Summary and Contributions: Decentralized and embarrassingly parallel methods have been a core of optimization. This paper is in a long line of research that tries to bridge the gap between frequentist optimization and Bayesian methods. In particular this methods proposes to combine the idea of local posteriors (often used in embarrassingly parallel methods) with Langevin Dynamics. They not only give a clear description of the algorithm, but also provide theoritical analysis of their method. Moreover they show some experimental results backing their theoretical analysis

Strengths: ->The method looks sound -> Paper is well written -> Fair theoretical analysis

Weaknesses: -> The experimental section is lacking.

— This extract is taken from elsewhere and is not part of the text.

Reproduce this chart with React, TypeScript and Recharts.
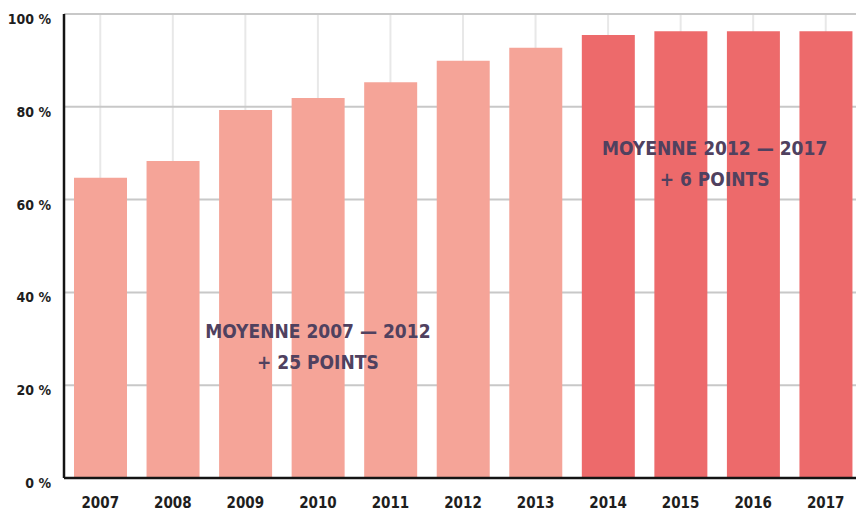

Real world experiments are only with 5 agents, which I think is not sufficient.

Correctness: I did not find an error with the claims in the paper

Clarity: The paper is well written

Relation to Prior Work: There are some prior work missing. The authors should add other work in the area that have combined advances in the optimization to Langevin dynamics. Examples include variance reduction methods and second order methods for Langevin dynamics.

Reproducibility: Yes

Additional Feedback: I am on the fence for this paper, please let me know if I missed something in my summarization *********** post author response *********** please ensure that the experiments promised in the rebuttal are added to the next version of the paper.